Task prompt | Go through the material and write it all out exactly, minus the pictures.

##### Dataset content

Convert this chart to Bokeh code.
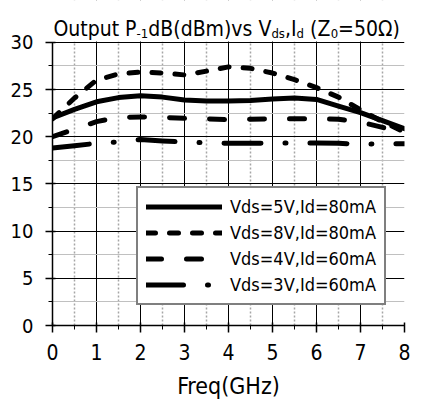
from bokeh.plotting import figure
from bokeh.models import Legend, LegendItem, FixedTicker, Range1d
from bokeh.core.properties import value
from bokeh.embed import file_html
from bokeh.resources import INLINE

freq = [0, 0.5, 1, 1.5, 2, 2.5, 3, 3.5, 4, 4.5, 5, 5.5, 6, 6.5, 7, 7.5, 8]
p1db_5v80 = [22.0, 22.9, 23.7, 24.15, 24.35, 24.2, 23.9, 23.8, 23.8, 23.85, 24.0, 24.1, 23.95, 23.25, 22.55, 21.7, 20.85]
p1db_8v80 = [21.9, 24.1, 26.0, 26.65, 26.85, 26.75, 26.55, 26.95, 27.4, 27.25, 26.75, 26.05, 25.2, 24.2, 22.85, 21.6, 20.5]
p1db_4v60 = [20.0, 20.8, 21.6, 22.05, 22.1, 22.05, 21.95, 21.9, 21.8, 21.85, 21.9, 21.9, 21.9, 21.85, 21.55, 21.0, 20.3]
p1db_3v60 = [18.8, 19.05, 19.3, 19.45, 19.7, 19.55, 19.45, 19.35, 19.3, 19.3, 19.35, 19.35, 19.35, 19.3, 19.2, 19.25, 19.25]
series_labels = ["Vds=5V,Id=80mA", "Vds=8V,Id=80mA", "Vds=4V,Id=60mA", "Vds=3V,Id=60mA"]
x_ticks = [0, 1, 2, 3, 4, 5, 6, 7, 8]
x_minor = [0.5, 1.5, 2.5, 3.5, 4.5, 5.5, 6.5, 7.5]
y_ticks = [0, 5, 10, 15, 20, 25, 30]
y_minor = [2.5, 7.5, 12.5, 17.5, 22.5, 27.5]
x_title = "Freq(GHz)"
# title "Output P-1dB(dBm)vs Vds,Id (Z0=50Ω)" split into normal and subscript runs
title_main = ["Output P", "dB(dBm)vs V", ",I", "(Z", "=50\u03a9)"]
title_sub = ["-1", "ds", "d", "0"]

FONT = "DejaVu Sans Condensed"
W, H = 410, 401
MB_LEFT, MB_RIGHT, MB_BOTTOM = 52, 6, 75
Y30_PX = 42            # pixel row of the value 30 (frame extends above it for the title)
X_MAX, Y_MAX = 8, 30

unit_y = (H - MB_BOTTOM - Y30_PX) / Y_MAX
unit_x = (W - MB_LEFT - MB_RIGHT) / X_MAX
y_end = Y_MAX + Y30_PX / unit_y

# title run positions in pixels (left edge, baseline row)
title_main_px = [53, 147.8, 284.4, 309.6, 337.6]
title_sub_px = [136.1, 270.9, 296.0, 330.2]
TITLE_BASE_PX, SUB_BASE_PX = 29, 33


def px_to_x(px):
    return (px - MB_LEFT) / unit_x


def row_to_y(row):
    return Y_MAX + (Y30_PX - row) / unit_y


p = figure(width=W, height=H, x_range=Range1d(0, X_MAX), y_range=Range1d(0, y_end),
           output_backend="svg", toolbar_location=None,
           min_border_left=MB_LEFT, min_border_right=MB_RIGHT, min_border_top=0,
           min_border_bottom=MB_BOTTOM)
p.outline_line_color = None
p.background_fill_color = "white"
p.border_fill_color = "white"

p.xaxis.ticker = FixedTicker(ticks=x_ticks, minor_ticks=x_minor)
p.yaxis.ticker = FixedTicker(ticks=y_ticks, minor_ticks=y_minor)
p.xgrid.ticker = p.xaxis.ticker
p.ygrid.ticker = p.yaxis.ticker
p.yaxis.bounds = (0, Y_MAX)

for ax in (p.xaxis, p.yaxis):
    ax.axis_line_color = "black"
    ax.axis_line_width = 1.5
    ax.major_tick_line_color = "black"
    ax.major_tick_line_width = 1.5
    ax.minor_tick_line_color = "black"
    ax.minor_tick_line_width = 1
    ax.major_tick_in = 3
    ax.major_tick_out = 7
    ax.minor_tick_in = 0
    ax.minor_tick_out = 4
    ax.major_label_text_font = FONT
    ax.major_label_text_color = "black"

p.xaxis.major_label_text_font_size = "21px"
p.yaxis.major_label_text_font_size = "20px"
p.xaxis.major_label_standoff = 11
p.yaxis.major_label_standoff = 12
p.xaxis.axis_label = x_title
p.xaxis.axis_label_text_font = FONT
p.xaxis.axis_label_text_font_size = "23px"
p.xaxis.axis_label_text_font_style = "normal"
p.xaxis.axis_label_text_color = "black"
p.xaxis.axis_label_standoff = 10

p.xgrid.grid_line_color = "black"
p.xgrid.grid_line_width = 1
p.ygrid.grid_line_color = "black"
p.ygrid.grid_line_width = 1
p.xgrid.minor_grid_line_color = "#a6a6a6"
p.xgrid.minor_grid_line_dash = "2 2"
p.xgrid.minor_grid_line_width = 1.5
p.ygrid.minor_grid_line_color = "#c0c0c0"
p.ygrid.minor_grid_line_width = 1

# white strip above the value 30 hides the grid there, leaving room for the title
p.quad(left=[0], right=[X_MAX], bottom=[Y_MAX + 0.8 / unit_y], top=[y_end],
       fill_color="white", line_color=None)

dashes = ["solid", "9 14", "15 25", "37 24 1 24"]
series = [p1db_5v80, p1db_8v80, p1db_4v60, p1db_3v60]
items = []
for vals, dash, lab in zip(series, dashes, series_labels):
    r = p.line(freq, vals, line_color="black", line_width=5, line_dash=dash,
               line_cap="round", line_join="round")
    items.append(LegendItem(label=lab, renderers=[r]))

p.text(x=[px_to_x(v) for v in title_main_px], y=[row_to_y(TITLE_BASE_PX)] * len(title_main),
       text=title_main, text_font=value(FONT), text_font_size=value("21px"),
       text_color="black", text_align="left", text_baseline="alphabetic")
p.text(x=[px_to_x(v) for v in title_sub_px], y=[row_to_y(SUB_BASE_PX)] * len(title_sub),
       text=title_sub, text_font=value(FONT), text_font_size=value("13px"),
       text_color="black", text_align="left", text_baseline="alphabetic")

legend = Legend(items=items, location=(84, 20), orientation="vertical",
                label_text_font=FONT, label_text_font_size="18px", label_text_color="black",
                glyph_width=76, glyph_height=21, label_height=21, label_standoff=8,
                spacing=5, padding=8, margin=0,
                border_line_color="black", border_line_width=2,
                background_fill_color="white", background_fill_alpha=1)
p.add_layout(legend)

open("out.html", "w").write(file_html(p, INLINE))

##########

Full answer |
Convert this chart to Bokeh code.
from bokeh.plotting import figure
from bokeh.models import Legend, LegendItem, FixedTicker, Range1d
from bokeh.core.properties import value
from bokeh.embed import file_html
from bokeh.resources import INLINE

freq = [0, 0.5, 1, 1.5, 2, 2.5, 3, 3.5, 4, 4.5, 5, 5.5, 6, 6.5, 7, 7.5, 8]
p1db_5v80 = [22.0, 22.9, 23.7, 24.15, 24.35, 24.2, 23.9, 23.8, 23.8, 23.85, 24.0, 24.1, 23.95, 23.25, 22.55, 21.7, 20.85]
p1db_8v80 = [21.9, 24.1, 26.0, 26.65, 26.85, 26.75, 26.55, 26.95, 27.4, 27.25, 26.75, 26.05, 25.2, 24.2, 22.85, 21.6, 20.5]
p1db_4v60 = [20.0, 20.8, 21.6, 22.05, 22.1, 22.05, 21.95, 21.9, 21.8, 21.85, 21.9, 21.9, 21.9, 21.85, 21.55, 21.0, 20.3]
p1db_3v60 = [18.8, 19.05, 19.3, 19.45, 19.7, 19.55, 19.45, 19.35, 19.3, 19.3, 19.35, 19.35, 19.35, 19.3, 19.2, 19.25, 19.25]
series_labels = ["Vds=5V,Id=80mA", "Vds=8V,Id=80mA", "Vds=4V,Id=60mA", "Vds=3V,Id=60mA"]
x_ticks = [0, 1, 2, 3, 4, 5, 6, 7, 8]
x_minor = [0.5, 1.5, 2.5, 3.5, 4.5, 5.5, 6.5, 7.5]
y_ticks = [0, 5, 10, 15, 20, 25, 30]
y_minor = [2.5, 7.5, 12.5, 17.5, 22.5, 27.5]
x_title = "Freq(GHz)"
# title "Output P-1dB(dBm)vs Vds,Id (Z0=50Ω)" split into normal and subscript runs
title_main = ["Output P", "dB(dBm)vs V", ",I", "(Z", "=50\u03a9)"]
title_sub = ["-1", "ds", "d", "0"]

FONT = "DejaVu Sans Condensed"
W, H = 410, 401
MB_LEFT, MB_RIGHT, MB_BOTTOM = 52, 6, 75
Y30_PX = 42            # pixel row of the value 30 (frame extends above it for the title)
X_MAX, Y_MAX = 8, 30

unit_y = (H - MB_BOTTOM - Y30_PX) / Y_MAX
unit_x = (W - MB_LEFT - MB_RIGHT) / X_MAX
y_end = Y_MAX + Y30_PX / unit_y

# title run positions in pixels (left edge, baseline row)
title_main_px = [53, 147.8, 284.4, 309.6, 337.6]
title_sub_px = [136.1, 270.9, 296.0, 330.2]
TITLE_BASE_PX, SUB_BASE_PX = 29, 33


def px_to_x(px):
    return (px - MB_LEFT) / unit_x


def row_to_y(row):
    return Y_MAX + (Y30_PX - row) / unit_y


p = figure(width=W, height=H, x_range=Range1d(0, X_MAX), y_range=Range1d(0, y_end),
           output_backend="svg", toolbar_location=None,
           min_border_left=MB_LEFT, min_border_right=MB_RIGHT, min_border_top=0,
           min_border_bottom=MB_BOTTOM)
p.outline_line_color = None
p.background_fill_color = "white"
p.border_fill_color = "white"

p.xaxis.ticker = FixedTicker(ticks=x_ticks, minor_ticks=x_minor)
p.yaxis.ticker = FixedTicker(ticks=y_ticks, minor_ticks=y_minor)
p.xgrid.ticker = p.xaxis.ticker
p.ygrid.ticker = p.yaxis.ticker
p.yaxis.bounds = (0, Y_MAX)

for ax in (p.xaxis, p.yaxis):
    ax.axis_line_color = "black"
    ax.axis_line_width = 1.5
    ax.major_tick_line_color = "black"
    ax.major_tick_line_width = 1.5
    ax.minor_tick_line_color = "black"
    ax.minor_tick_line_width = 1
    ax.major_tick_in = 3
    ax.major_tick_out = 7
    ax.minor_tick_in = 0
    ax.minor_tick_out = 4
    ax.major_label_text_font = FONT
    ax.major_label_text_color = "black"

p.xaxis.major_label_text_font_size = "21px"
p.yaxis.major_label_text_font_size = "20px"
p.xaxis.major_label_standoff = 11
p.yaxis.major_label_standoff = 12
p.xaxis.axis_label = x_title
p.xaxis.axis_label_text_font = FONT
p.xaxis.axis_label_text_font_size = "23px"
p.xaxis.axis_label_text_font_style = "normal"
p.xaxis.axis_label_text_color = "black"
p.xaxis.axis_label_standoff = 10

p.xgrid.grid_line_color = "black"
p.xgrid.grid_line_width = 1
p.ygrid.grid_line_color = "black"
p.ygrid.grid_line_width = 1
p.xgrid.minor_grid_line_color = "#a6a6a6"
p.xgrid.minor_grid_line_dash = "2 2"
p.xgrid.minor_grid_line_width = 1.5
p.ygrid.minor_grid_line_color = "#c0c0c0"
p.ygrid.minor_grid_line_width = 1

# white strip above the value 30 hides the grid there, leaving room for the title
p.quad(left=[0], right=[X_MAX], bottom=[Y_MAX + 0.8 / unit_y], top=[y_end],
       fill_color="white", line_color=None)

dashes = ["solid", "9 14", "15 25", "37 24 1 24"]
series = [p1db_5v80, p1db_8v80, p1db_4v60, p1db_3v60]
items = []
for vals, dash, lab in zip(series, dashes, series_labels):
    r = p.line(freq, vals, line_color="black", line_width=5, line_dash=dash,
               line_cap="round", line_join="round")
    items.append(LegendItem(label=lab, renderers=[r]))

p.text(x=[px_to_x(v) for v in title_main_px], y=[row_to_y(TITLE_BASE_PX)] * len(title_main),
       text=title_main, text_font=value(FONT), text_font_size=value("21px"),
       text_color="black", text_align="left", text_baseline="alphabetic")
p.text(x=[px_to_x(v) for v in title_sub_px], y=[row_to_y(SUB_BASE_PX)] * len(title_sub),
       text=title_sub, text_font=value(FONT), text_font_size=value("13px"),
       text_color="black", text_align="left", text_baseline="alphabetic")

legend = Legend(items=items, location=(84, 20), orientation="vertical",
                label_text_font=FONT, label_text_font_size="18px", label_text_color="black",
                glyph_width=76, glyph_height=21, label_height=21, label_standoff=8,
                spacing=5, padding=8, margin=0,
                border_line_color="black", border_line_width=2,
                background_fill_color="white", background_fill_alpha=1)
p.add_layout(legend)

open("out.html", "w").write(file_html(p, INLINE))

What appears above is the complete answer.